I am an enormous proponent of safety. In fact, it’s at the foundation of my work as a social worker, psychotherapist and as an educator. I believe that growth can only occur when enough safety has been established to allow us to experience discomfort. And sitting with the tension of discomfort is what challenges us to examine ideas, thoughts, feelings, and ways we have been moving through the world. If we don’t feel safe, our energy is diverted away from change and toward self-protection. It’s virtually impossible to change when we are afraid.
Safety is Subjective
For many years I facilitated groups for survivors of childhood trauma where safety was a major theme both inside and outside the groups. During the first sessions in particular, we spent a great deal of time discussing safety.
One of the activities in which we engaged was a guided imagery exercise where each person was asked to close their eyes and imagine a place in which they felt safe. For those people who said they had no such space, I invited them to create a space in which they believed they would feel safe. As much as possible, I asked people to experience this space visually, as well as through their four other senses; taking in the smells, sounds, textures, and tastes.
When the exercise was completed, we came together and discussed the spaces people identified. The variations of places in which people felt safe were infinite. Some people felt safe being on the beach in the sunshine, while others felt safe being in a dark room alone. For some it was being with friends and not family, while for others it was being with family and not friends. Some people felt safe walking down a wide-open street while others found safety in their homes. Some wanted to watch a sunrise while others wanted to watch a sunset. Complete quiet felt safe for some people but listening to loud music felt safe to others….and the disparities grew and grew.
What became evident very quickly: what was considered safe for one person was drastically different than what was considered safe for another person. And in some instances, these differences were incompatible. How could I foster safety in a group when safety was so subjective?
Safety is Not Binary
Char came to see me after she had been drugged at a party and sexually assaulted. She didn’t remember a lot about the party or about the assault, but because she had experienced another assault several years earlier, her fear was magnified. She also shared she’d been unable to return to work or to leave her home since the assault, with the exception of coming to see me.
We met for several years and I learned she had been sexually abused by a relative when she was a child. Her mother didn’t believe Char when she told her, and Char was forced to be in the same room with this relative for family functions until she left for college.

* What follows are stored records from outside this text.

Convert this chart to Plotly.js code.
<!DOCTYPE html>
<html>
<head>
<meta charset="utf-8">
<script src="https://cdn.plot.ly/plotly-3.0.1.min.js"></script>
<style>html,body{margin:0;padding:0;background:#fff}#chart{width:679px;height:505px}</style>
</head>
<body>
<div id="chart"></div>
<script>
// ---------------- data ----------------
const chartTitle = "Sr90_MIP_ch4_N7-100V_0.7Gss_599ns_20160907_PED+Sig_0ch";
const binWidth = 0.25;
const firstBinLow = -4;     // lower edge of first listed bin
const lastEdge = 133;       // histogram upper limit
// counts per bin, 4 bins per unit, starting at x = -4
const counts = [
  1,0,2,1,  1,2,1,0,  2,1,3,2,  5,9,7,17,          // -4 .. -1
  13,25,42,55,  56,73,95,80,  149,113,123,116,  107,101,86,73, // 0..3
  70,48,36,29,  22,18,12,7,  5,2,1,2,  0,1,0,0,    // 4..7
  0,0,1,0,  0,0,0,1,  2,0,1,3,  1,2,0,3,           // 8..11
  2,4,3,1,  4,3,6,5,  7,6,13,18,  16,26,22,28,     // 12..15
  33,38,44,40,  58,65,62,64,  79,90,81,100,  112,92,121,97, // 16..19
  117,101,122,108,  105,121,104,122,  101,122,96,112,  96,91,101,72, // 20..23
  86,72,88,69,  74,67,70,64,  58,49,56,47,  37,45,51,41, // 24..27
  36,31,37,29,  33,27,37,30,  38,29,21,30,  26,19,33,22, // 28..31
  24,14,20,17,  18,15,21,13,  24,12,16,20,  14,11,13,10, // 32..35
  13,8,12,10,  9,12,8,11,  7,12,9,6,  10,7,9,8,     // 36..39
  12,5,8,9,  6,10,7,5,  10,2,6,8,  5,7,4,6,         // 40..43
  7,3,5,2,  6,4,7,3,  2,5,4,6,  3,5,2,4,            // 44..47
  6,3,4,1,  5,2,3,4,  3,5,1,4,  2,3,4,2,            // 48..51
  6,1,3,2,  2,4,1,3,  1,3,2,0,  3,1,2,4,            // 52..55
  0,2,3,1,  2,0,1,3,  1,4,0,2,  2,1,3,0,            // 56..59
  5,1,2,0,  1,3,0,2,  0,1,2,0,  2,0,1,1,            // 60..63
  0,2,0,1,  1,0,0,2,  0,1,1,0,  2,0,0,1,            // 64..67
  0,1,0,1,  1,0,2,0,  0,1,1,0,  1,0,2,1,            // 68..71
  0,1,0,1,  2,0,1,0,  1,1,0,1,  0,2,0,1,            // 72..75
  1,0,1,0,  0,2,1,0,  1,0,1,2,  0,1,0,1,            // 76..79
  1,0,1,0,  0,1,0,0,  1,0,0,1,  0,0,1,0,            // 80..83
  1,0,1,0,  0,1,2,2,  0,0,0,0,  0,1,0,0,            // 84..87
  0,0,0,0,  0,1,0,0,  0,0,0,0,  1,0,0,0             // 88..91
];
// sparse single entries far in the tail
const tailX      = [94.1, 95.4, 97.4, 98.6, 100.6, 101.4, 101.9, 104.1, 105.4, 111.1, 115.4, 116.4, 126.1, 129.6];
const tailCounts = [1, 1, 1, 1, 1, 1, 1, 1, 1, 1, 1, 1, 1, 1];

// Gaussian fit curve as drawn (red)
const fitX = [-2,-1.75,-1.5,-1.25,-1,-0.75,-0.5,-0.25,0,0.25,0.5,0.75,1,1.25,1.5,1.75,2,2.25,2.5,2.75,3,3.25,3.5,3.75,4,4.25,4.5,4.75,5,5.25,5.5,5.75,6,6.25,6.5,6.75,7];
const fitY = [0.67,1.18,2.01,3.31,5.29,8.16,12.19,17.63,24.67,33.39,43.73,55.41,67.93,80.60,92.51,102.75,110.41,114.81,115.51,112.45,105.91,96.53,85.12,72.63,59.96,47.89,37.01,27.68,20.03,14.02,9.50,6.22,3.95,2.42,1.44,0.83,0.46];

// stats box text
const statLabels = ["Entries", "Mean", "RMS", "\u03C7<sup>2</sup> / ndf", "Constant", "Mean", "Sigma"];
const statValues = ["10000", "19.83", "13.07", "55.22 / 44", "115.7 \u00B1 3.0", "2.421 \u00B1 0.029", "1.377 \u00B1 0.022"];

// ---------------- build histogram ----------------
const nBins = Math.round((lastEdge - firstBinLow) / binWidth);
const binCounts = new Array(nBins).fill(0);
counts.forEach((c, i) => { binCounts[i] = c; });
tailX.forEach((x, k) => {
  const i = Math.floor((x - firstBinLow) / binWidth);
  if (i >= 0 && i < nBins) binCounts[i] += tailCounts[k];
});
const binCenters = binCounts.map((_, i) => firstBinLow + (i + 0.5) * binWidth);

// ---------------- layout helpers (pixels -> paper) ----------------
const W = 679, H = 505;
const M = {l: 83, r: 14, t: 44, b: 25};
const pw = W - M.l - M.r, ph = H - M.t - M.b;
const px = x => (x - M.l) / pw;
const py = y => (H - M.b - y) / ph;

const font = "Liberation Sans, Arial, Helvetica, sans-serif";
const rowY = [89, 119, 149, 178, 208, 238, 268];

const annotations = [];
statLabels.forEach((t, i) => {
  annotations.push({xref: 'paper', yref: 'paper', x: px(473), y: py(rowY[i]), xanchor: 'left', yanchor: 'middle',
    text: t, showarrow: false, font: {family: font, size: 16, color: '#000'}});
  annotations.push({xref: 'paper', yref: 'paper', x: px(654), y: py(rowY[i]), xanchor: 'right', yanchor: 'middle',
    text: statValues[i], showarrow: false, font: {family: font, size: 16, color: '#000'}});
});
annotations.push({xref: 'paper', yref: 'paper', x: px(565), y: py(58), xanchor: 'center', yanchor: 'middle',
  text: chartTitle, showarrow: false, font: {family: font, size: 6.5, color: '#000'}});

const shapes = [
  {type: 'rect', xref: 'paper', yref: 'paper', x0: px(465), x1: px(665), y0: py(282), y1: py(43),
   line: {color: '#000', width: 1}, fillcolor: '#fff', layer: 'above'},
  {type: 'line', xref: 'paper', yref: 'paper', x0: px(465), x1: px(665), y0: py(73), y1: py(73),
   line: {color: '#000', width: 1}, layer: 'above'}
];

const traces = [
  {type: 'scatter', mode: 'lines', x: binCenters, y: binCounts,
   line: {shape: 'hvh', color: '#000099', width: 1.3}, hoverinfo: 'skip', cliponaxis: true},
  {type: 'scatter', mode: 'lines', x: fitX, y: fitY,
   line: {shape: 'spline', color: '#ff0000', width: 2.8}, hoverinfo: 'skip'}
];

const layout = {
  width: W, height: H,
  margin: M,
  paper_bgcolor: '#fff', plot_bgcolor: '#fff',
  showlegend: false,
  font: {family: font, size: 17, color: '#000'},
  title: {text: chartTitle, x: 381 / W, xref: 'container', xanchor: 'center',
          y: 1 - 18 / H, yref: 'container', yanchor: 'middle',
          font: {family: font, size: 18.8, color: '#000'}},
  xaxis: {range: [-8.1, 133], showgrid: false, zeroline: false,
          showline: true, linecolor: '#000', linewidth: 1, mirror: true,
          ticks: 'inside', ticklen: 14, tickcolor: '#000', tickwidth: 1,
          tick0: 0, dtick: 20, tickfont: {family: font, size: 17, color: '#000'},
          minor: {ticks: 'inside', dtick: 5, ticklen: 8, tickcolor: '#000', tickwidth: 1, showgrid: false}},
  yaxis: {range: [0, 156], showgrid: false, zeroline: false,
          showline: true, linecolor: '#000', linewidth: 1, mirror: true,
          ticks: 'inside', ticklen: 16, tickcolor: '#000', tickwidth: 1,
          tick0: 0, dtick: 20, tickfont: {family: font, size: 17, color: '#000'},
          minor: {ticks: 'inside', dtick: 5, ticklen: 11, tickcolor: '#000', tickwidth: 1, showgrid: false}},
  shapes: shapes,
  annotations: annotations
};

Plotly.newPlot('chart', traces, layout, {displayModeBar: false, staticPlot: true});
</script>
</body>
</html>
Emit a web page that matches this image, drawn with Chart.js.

During one of our later sessions, Char left her chair and ran out of my office. When I stood to follow her, she had already gone down the stairs and out of the building. I telephoned her several times to check in but got her voicemail. The fourth time I called, she answered, but said she didn’t want to talk on the phone and would see me at our next scheduled session.
“When I saw your face at one point in our last session, I had an impulse to run away,” she explained. When I asked if she could say more, she continued: “You looked like you were smiling at me when I was telling you how angry and betrayed I felt by my mother. I remember thinking ‘he’s not safe anymore.’ “
After the years we had spent together, I was surprised at Char’s reaction, and also wasn’t aware I was smiling. “When you saw a smile on my face, you thought I was doubting you or I was another person who didn’t believe what you were saying?” I asked. “Exactly,” she said and tried to make eye contact with me.
We talked more about her reactions and I tried to validate how and why it would feel so reminiscent of her past if she saw me smiling at something she experienced as painful. I also invited her to consider the difference between an absolute lack of safety and the possibility of safety being compromised. She looked at me quizzically, so I continued.
“We’ve known each other for a long time and I’m guessing that through our work together, you’ve found me to be a pretty safe person and for this space to be safe.” She nodded. “So is it possible that if or when I do something that is reminiscent of past experiences and people, you experience me and this space as being less safe rather than unsafe? Might our experiences of safety move along a continuum rather that between safe and unsafe?”
Safety Takes Time
There is an exercise I typically do on the first day of class when I am teaching an “Introduction to Trauma Informed Practice” course to graduate social work students. The activity explores ideas around identity and trauma and usually it is a powerful introduction to the course.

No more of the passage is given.